Biden assures Israel over Iran

US vice president Joe Biden began a visit to Israel and the West Bank today, assuring Israelis in a newspaper interview that …

US vice president Joe Biden began a visit to Israel and the West Bank today, assuring Israelis in a newspaper interview that Washington would close ranks with them against any threat from a nuclear-armed Iran.

Mr Biden, the most senior US official to visit Israel since president Barack Obama took office in January 2009, is widely expected to caution his hosts not to attack Iran pre-emptively while world powers pursue fresh sanctions against Tehran.

He made no comment on his arrival at Tel Aviv's Ben-Gurion airport and had no publicly scheduled meetings before talks on Tuesday with Israeli prime minister Benjamin Netanyahu and president Shimon Peres.

Mr Biden meets Palestinian leaders in the West Bank on Wednesday.

In an interview with the biggest-selling Israeli newspaper Yedioth Ahronoth before leaving for Israel, Mr Biden stressed US efforts to drum up greater diplomatic pressure on the Iranians, as well as unilateral measures imposed by the US Treasury.

Asked about the prospect of an Israeli attack, he said:

"Though I cannot answer the hypothetical questions you raised about Iran, I can promise the Israeli people that we will confront, as allies, any security challenge it will face. A nuclear-armed Iran would constitute a threat not only to Israel -- it would also constitute a threat to the United States."

The Obama administration, Mr Biden said, "gives Israel annual military aid worth $3 billion. We revived defence consultations between the two countries, doubled our efforts to ensure Israel preserves its qualitative military edge in the region, expanded our joint exercises and cooperation on missile-defence systems."
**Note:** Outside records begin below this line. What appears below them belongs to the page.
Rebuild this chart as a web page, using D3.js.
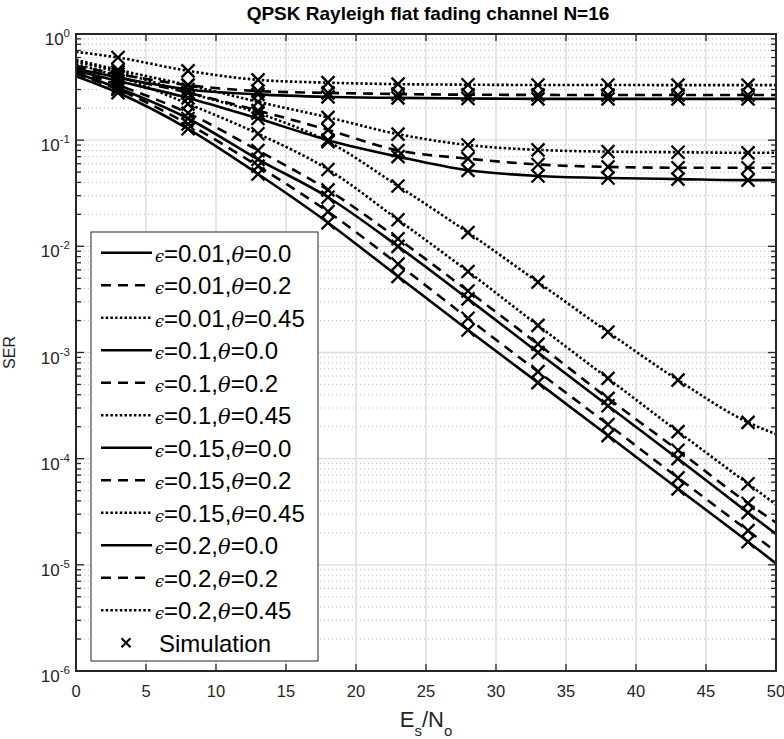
<!DOCTYPE html>
<html>
<head>
<meta charset="utf-8">
<script src="https://d3js.org/d3.v7.min.js"></script>
<style>
  body { margin: 0; background: #fff; }
  svg { display: block; font-family: "Liberation Sans", Arial, sans-serif; }
</style>
</head>
<body>
<div id="chart"></div>
<script>
// x positions (Es/No in dB) of the curve points and of the simulation markers
const snrLine = [0, 3, 8, 13, 18, 23, 28, 33, 38, 43, 48, 50];
const snrSim = [3, 8, 13, 18, 23, 28, 33, 38, 43, 48];

// SER, one array per curve (values at snrLine)
const e001t00 = [0.40, 0.28, 0.128, 0.048, 0.0167, 0.0052, 0.00163, 5.2e-4, 1.65e-4, 5.2e-5, 1.65e-5, 1.03e-5];
const e001t02 = [0.42, 0.30, 0.142, 0.057, 0.0212, 0.0068, 0.0021, 6.6e-4, 2.1e-4, 6.6e-5, 2.1e-5, 1.33e-5];
const e001t045 = [0.52, 0.40, 0.22, 0.115, 0.053, 0.0178, 0.0058, 0.0018, 5.7e-4, 1.8e-4, 5.8e-5, 3.7e-5];
const e01t00 = [0.43, 0.31, 0.16, 0.066, 0.029, 0.0100, 0.0032, 0.0010, 3.15e-4, 1.0e-4, 3.1e-5, 1.95e-5];
const e01t02 = [0.45, 0.33, 0.18, 0.080, 0.034, 0.0118, 0.0038, 0.0012, 3.7e-4, 1.2e-4, 3.8e-5, 2.5e-5];
const e01t045 = [0.55, 0.44, 0.28, 0.18, 0.097, 0.037, 0.0135, 0.0046, 0.00156, 5.5e-4, 2.2e-4, 1.7e-4];
const e015t00 = [0.45, 0.36, 0.25, 0.16, 0.100, 0.070, 0.052, 0.046, 0.044, 0.043, 0.042, 0.042];
const e015t02 = [0.48, 0.39, 0.28, 0.19, 0.125, 0.080, 0.067, 0.059, 0.056, 0.055, 0.055, 0.055];
const e015t045 = [0.57, 0.46, 0.33, 0.23, 0.164, 0.114, 0.090, 0.081, 0.078, 0.077, 0.076, 0.076];
const e02t00 = [0.47, 0.39, 0.30, 0.27, 0.256, 0.250, 0.247, 0.245, 0.245, 0.245, 0.245, 0.245];
const e02t02 = [0.50, 0.42, 0.33, 0.29, 0.279, 0.272, 0.268, 0.267, 0.266, 0.266, 0.266, 0.266];
const e02t045 = [0.68, 0.60, 0.45, 0.37, 0.348, 0.337, 0.333, 0.331, 0.331, 0.330, 0.330, 0.330];

const epsLabels = ["0.01", "0.1", "0.15", "0.2"];
const thetaLabels = ["0.0", "0.2", "0.45"];
const xTicks = [0, 5, 10, 15, 20, 25, 30, 35, 40, 45, 50];
const yExps = [0, -1, -2, -3, -4, -5, -6];

const curves = [e001t00, e001t02, e001t045, e01t00, e01t02, e01t045,
                e015t00, e015t02, e015t045, e02t00, e02t02, e02t045];

const W = 784, H = 739;
const pL = 76, pR = 776, pT = 34, pB = 671;

const svg = d3.select("#chart").append("svg")
    .attr("width", W).attr("height", H);

const x = d3.scaleLinear().domain([0, 50]).range([pL, pR]);
const y = d3.scaleLog().domain([1e-6, 1]).range([pB, pT]);

// dash style for each theta
const dashFor = t => t === 0 ? null : (t === 1 ? "10,7" : "2.5,2.2");

// grid: minor horizontal dotted
const minor = [];
for (let e = -6; e < 0; e++) for (let m = 2; m <= 9; m++) minor.push(m * Math.pow(10, e));
svg.append("g").selectAll("line").data(minor).join("line")
    .attr("x1", pL).attr("x2", pR)
    .attr("y1", d => y(d)).attr("y2", d => y(d))
    .attr("stroke", "#bdbdbd").attr("stroke-width", 1)
    .attr("stroke-dasharray", "1,3");

// grid: major
const grid = svg.append("g").attr("stroke", "#dcdcdc").attr("stroke-width", 1.4);
grid.selectAll(".gx").data(xTicks.slice(1, -1)).join("line")
    .attr("x1", d => x(d)).attr("x2", d => x(d))
    .attr("y1", pT).attr("y2", pB);
grid.selectAll(".gy").data(yExps.slice(1, -1)).join("line")
    .attr("x1", pL).attr("x2", pR)
    .attr("y1", d => y(Math.pow(10, d))).attr("y2", d => y(Math.pow(10, d)));

// curves
const line = d3.line()
    .x((d, i) => x(snrLine[i]))
    .y(d => y(d))
    .curve(d3.curveMonotoneX);

const plot = svg.append("g");
curves.forEach((c, k) => {
  plot.append("path")
      .datum(c)
      .attr("d", line)
      .attr("fill", "none")
      .attr("stroke", "#000")
      .attr("stroke-width", 2.6)
      .attr("stroke-dasharray", dashFor(k % 3));
});

// simulation markers
const ms = 6.5;
curves.forEach(c => {
  const pts = snrSim.map(s => [x(s), y(c[snrLine.indexOf(s)])]);
  plot.append("g").selectAll("path").data(pts).join("path")
      .attr("d", d => `M${d[0] - ms},${d[1] - ms}L${d[0] + ms},${d[1] + ms}M${d[0] - ms},${d[1] + ms}L${d[0] + ms},${d[1] - ms}`)
      .attr("stroke", "#000").attr("stroke-width", 2.3).attr("fill", "none");
});

// axes box and ticks
const ax = svg.append("g").attr("stroke", "#262626").attr("stroke-width", 1.3);
xTicks.forEach(t => {
  ax.append("line").attr("x1", x(t)).attr("x2", x(t)).attr("y1", pB).attr("y2", pB - 7);
  ax.append("line").attr("x1", x(t)).attr("x2", x(t)).attr("y1", pT).attr("y2", pT + 7);
});
yExps.forEach(e => {
  const yy = y(Math.pow(10, e));
  ax.append("line").attr("x1", pL).attr("x2", pL + 8).attr("y1", yy).attr("y2", yy);
  ax.append("line").attr("x1", pR).attr("x2", pR - 8).attr("y1", yy).attr("y2", yy);
});
minor.forEach(v => {
  const yy = y(v);
  ax.append("line").attr("x1", pL).attr("x2", pL + 5).attr("y1", yy).attr("y2", yy);
  ax.append("line").attr("x1", pR).attr("x2", pR - 5).attr("y1", yy).attr("y2", yy);
});
svg.append("rect")
    .attr("x", pL).attr("y", pT)
    .attr("width", pR - pL).attr("height", pB - pT)
    .attr("fill", "none").attr("stroke", "#262626").attr("stroke-width", 2);

// tick labels
svg.append("g").selectAll("text").data(xTicks).join("text")
    .attr("x", d => x(d)).attr("y", pB + 26)
    .attr("text-anchor", "middle")
    .attr("font-size", 16.5).attr("fill", "#262626")
    .text(d => d);

const yl = svg.append("g").selectAll("text").data(yExps).join("text")
    .attr("x", 70).attr("y", d => y(Math.pow(10, d)) + 11)
    .attr("text-anchor", "end")
    .attr("font-size", 17).attr("fill", "#262626");
yl.append("tspan").text("10");
yl.append("tspan").attr("font-size", 11.5).attr("dy", -8).text(d => d);

// title and axis labels
svg.append("text")
    .attr("x", (pL + pR) / 2 + 2).attr("y", 20)
    .attr("text-anchor", "middle")
    .attr("font-size", 19).attr("font-weight", "bold").attr("fill", "#000")
    .text("QPSK Rayleigh flat fading channel N=16");

svg.append("text")
    .attr("transform", `translate(15,${(pT + pB) / 2}) rotate(-90)`)
    .attr("text-anchor", "middle")
    .attr("font-size", 16).attr("fill", "#262626")
    .text("SER");

const xl = svg.append("text")
    .attr("x", (pL + pR) / 2).attr("y", 727)
    .attr("text-anchor", "middle")
    .attr("font-size", 22).attr("fill", "#262626");
xl.append("tspan").text("E");
xl.append("tspan").attr("font-size", 15).attr("dy", 9).text("s");
xl.append("tspan").attr("dy", -9).text("/N");
xl.append("tspan").attr("font-size", 15).attr("dy", 9).text("o");

// legend
const lgX = 91, lgY = 232, lgW = 227, lgH = 429;
const lg = svg.append("g");
lg.append("rect")
    .attr("x", lgX).attr("y", lgY).attr("width", lgW).attr("height", lgH)
    .attr("fill", "#fff").attr("stroke", "#262626").attr("stroke-width", 1);

const entries = [];
epsLabels.forEach(e => thetaLabels.forEach((t, j) => entries.push({ e, t, j })));
const row0 = 252.7, rowH = 32.5;

entries.forEach((d, i) => {
  const yy = row0 + i * rowH;
  lg.append("line")
      .attr("x1", 101).attr("x2", 152).attr("y1", yy).attr("y2", yy)
      .attr("stroke", "#000").attr("stroke-width", 2.6)
      .attr("stroke-dasharray", dashFor(d.j));
  const t = lg.append("text")
      .attr("x", 155).attr("y", yy + 9)
      .attr("font-size", 24).attr("fill", "#000");
  t.append("tspan").attr("font-family", "DejaVu Serif").attr("font-style", "italic")
      .attr("font-size", 16).text("\u03f5");
  t.append("tspan").text("=" + d.e + ",");
  t.append("tspan").attr("font-family", "DejaVu Serif").attr("font-style", "italic")
      .attr("font-size", 21).text("\u03b8");
  t.append("tspan").text("=" + d.t);
});

const simY = row0 + 12 * rowH;
const sx = 126, sm = 4.5;
lg.append("path")
    .attr("d", `M${sx - sm},${simY - sm}L${sx + sm},${simY + sm}M${sx - sm},${simY + sm}L${sx + sm},${simY - sm}`)
    .attr("stroke", "#000").attr("stroke-width", 2.2);
lg.append("text")
    .attr("x", 159).attr("y", simY + 9)
    .attr("font-size", 24).attr("fill", "#000")
    .text("Simulation");
</script>
</body>
</html>
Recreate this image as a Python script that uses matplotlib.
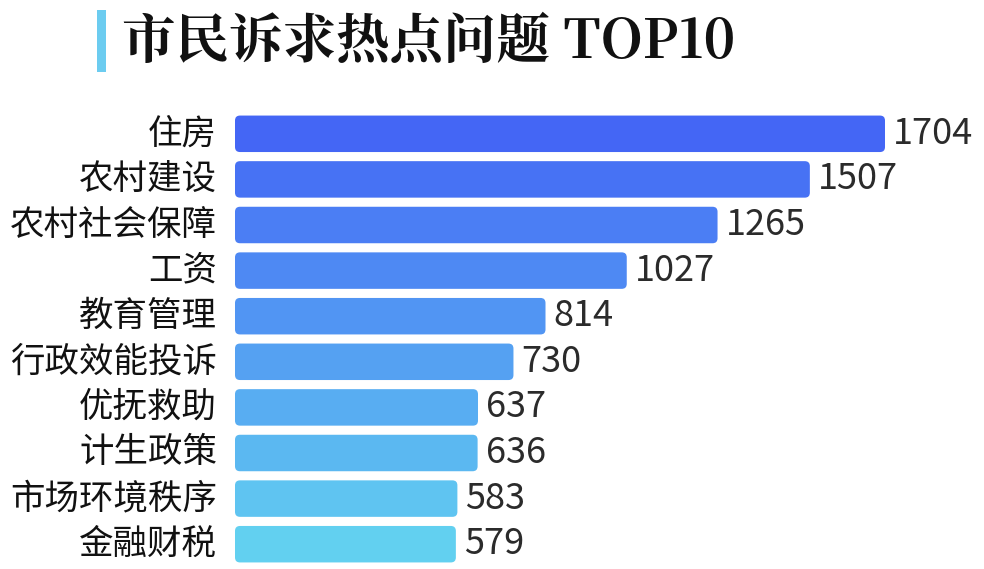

Israel, which is believed to have the region's only atomic arsenal, bombed Iraq's nuclear reactor in 1981 and, in 2007, launched a similar sortie against Syria. But many analysts believe its forces are too small to deliver more than disruptive strikes against Iran's distant, numerous and fortified sites.

Those tactical challenges, and US reluctance to see a new regional war, has led some analysts to predict Israel will eventually come round to a strategy of "containing" Iran -- which denies its controversial uranium enrichment is for bombs.

Mr Biden, who leaves Israel on Thursday, was not expected to take part in indirect Israeli-Palestinian talks that could be announced during his visit, but will be briefed on them.

Mediation efforts will be spearheaded by Obama's special envoy George Mitchell, who is also visiting the region.

US-Israeli tensions flared over Obama's early push for a complete freeze to Jewish settlement in the West Bank, where Palestinians seek statehood as part of a future peace accord.

Mr Obama has at least temporarily backed off, embracing a more limited, 10-month moratorium on new building announced by Israeli prime minister Benjamin Netanyahu in November.

Many Israelis are distrustful of Mr Obama's outreach to the Muslim world, a priority he highlighted with high-profile visits to Egypt and Saudi Arabia, and, later this month, to Indonesia.

"We certainly believe that when the United States effectively builds bridges with Muslim communities, this allows us to promote our interests, including interests that Israel benefits from," Mr Biden told Yedioth.

"The construction freeze was a unilateral decision by the Israeli government, and it is not part of an agreement with the American administration or with the Palestinians," he said.

"It is not everything that we wanted, but it is an important action that has significant impact on the ground."